Server-Side Programming with Unicode

To make a database Unicode-aware involves defining Unicode-aware client interactions in addition to using the nchar, nvarchar, and nvarchar(max) data types to define Unicode storage. You can define Unicode-aware client interactions by performing the following on the database server side:

  • Switch from non-Unicode data types to Unicode data types in table columns and in CONVERT() and CAST() operations.

  • Substitute using ASCII() and CHAR() functions with their Unicode equivalents, UNICODE() and NCHAR().

  • Define variables and parameters of stored procedures and triggers in Unicode.

  • Prefix Unicode character string constants with the letter N.

Using UNICODE(), NCHAR(), and Other Functions

The ASCII() function returns the non-Unicode character code of the character passed in. Therefore, use the counterpart UNICODE() function for Unicode strings where you would use the ASCII function on non-Unicode strings. The same is true of the CHAR function; NCHAR is its Unicode counterpart.

Because the SOUNDEX() function is defined based on English phonetic rules, it is not meaningful on Unicode strings unless the string contains only the Latin characters A through Z and a through z.
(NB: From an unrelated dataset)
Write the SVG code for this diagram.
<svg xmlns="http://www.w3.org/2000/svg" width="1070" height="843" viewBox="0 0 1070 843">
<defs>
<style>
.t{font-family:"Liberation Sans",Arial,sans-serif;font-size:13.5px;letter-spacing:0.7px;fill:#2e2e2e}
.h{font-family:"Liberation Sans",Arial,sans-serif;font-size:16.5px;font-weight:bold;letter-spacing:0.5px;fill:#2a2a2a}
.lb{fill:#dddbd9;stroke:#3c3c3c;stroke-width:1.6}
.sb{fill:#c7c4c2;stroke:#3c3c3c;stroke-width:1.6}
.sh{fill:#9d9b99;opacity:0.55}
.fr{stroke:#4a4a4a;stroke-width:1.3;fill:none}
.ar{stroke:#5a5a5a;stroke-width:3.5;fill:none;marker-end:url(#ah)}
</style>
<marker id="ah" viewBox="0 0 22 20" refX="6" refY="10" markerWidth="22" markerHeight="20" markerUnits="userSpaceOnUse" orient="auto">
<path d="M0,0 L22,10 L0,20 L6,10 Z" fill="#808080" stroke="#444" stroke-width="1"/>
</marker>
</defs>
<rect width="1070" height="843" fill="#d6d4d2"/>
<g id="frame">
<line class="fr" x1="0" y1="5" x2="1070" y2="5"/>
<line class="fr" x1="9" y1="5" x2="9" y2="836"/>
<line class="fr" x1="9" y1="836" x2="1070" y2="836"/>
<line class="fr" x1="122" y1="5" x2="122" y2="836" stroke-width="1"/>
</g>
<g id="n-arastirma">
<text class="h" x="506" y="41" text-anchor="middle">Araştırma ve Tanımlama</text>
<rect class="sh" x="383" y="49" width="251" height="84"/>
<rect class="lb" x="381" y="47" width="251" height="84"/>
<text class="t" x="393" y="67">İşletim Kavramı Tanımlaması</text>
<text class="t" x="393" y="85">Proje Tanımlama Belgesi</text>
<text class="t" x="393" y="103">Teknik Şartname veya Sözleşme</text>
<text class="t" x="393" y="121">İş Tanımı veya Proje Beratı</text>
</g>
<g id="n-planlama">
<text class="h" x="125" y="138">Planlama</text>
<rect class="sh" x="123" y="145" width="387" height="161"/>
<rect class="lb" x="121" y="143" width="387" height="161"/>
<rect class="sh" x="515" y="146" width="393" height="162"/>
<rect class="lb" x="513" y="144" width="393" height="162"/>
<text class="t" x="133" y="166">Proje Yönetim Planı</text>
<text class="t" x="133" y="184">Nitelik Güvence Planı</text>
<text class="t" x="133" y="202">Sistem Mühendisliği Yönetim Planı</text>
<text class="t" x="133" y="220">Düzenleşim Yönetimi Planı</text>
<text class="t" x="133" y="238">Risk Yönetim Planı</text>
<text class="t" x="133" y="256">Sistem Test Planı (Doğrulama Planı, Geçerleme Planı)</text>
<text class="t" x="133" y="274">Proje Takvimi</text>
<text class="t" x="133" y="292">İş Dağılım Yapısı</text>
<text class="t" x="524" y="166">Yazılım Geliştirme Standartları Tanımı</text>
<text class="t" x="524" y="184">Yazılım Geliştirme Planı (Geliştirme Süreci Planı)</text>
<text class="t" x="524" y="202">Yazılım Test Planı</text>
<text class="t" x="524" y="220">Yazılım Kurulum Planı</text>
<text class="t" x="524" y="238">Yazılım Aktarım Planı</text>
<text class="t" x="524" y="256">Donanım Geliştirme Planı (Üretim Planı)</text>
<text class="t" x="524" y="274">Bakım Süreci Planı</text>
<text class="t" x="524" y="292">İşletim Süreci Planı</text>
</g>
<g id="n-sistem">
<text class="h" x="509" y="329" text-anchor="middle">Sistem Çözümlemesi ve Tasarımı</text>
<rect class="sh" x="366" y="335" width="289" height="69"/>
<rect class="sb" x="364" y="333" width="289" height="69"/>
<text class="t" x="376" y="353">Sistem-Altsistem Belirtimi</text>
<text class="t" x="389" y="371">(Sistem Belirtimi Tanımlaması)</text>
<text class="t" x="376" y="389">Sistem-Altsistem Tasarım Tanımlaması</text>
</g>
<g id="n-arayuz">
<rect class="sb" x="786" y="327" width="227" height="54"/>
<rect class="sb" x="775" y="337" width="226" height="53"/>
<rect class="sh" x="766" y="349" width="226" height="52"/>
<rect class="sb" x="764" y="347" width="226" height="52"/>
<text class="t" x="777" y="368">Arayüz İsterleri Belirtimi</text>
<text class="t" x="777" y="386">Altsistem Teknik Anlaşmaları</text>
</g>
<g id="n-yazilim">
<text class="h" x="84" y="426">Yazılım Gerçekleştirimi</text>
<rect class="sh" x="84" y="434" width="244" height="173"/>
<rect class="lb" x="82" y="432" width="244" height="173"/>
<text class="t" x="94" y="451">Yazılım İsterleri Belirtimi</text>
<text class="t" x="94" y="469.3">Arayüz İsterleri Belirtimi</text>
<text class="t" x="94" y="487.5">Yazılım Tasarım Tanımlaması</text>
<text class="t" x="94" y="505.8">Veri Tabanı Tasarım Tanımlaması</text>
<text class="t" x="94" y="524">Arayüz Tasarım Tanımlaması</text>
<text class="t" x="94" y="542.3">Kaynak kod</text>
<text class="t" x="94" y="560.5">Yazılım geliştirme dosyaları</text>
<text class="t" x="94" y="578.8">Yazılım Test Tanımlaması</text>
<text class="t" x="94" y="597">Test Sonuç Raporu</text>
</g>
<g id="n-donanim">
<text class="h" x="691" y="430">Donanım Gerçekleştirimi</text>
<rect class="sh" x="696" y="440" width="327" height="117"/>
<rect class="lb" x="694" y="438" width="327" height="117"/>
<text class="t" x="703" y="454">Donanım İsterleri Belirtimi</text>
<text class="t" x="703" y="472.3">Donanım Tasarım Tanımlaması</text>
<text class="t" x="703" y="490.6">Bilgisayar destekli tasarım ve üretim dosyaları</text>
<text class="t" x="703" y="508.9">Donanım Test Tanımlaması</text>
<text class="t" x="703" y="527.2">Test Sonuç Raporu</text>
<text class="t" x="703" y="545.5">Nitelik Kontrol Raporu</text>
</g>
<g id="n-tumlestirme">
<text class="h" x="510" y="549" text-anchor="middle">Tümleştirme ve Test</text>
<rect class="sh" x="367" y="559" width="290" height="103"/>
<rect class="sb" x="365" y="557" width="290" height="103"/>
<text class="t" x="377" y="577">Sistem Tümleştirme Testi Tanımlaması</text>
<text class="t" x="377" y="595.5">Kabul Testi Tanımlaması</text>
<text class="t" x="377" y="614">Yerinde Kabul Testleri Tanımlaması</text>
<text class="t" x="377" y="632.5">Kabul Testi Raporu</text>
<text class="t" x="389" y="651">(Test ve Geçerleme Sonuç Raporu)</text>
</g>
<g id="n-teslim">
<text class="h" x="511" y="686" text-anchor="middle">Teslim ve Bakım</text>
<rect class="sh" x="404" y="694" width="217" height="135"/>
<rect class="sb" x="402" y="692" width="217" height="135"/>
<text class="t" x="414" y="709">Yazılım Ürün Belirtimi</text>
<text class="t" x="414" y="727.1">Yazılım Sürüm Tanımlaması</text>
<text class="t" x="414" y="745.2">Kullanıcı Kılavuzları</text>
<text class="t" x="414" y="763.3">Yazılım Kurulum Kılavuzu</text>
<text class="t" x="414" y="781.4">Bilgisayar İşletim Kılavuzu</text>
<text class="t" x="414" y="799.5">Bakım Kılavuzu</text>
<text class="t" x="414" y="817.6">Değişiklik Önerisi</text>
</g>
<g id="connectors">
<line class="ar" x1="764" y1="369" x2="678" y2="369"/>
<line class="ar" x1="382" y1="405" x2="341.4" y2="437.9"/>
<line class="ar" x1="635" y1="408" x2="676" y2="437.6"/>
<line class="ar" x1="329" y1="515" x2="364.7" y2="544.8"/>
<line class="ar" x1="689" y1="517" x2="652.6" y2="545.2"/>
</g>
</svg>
ASCII, CHAR, and SOUNDEX can be passed Unicode parameters, but these arguments are implicitly converted to non-Unicode strings. This could cause the possible loss of Unicode characters before processing, because these functions operate on non-Unicode strings by definition.

Besides the UNICODE() and NCHAR() functions, the following string manipulation functions support Unicode wherever possible: CHARINDEX(), LEFT(), LEN(), UPPER(), LOWER(), LTRIM(), RTRIM(), PATINDEX(), REPLACE(), QUOTENAME(), REPLICATE(), REVERSE(), STUFF(), SUBSTRING(), UNICODE(). These functions accept Unicode arguments, respect the 2-byte character boundaries of Unicode strings, and use Unicode sorting rules for string comparisons when the input parameters are Unicode.

Defining Parameters in Stored Procedures

Defining parameters with a Unicode data type guarantees that client requests or input are implicitly converted to Unicode on the server and not corrupted in the process. If the parameter is specified as an OUTPUT parameter, a Unicode type also minimizes the chance of corruption on its way back to the client.

In the following stored procedure, the variable is declared as a Unicode data type.

    @name nvarchar(40)
SELECT p.ListPrice, v.Name
    FROM Production.Product p 
        INNER JOIN Purchasing.ProductVendor pv
            ON p.ProductID = pv.ProductID  
        INNER JOIN Purchasing.Vendor v
            ON pv.VendorID = v.VendorID
WHERE p.Name = @name;

Using the N Prefix

Unicode string constants that appear in code executed on the server, such as in stored procedures and triggers, must be preceded by the capital letter N. This is true even if the column being referenced is already defined as Unicode. Without the N prefix, the string is converted to the default code page of the database. This may not recognize certain characters.

For example, the stored procedure created in the previous example can be executed on the server in the following way:

EXECUTE Product_Info @name = N'Chain'

The requirement to use the N prefix applies to both string constants that originate on the server and those sent from the client.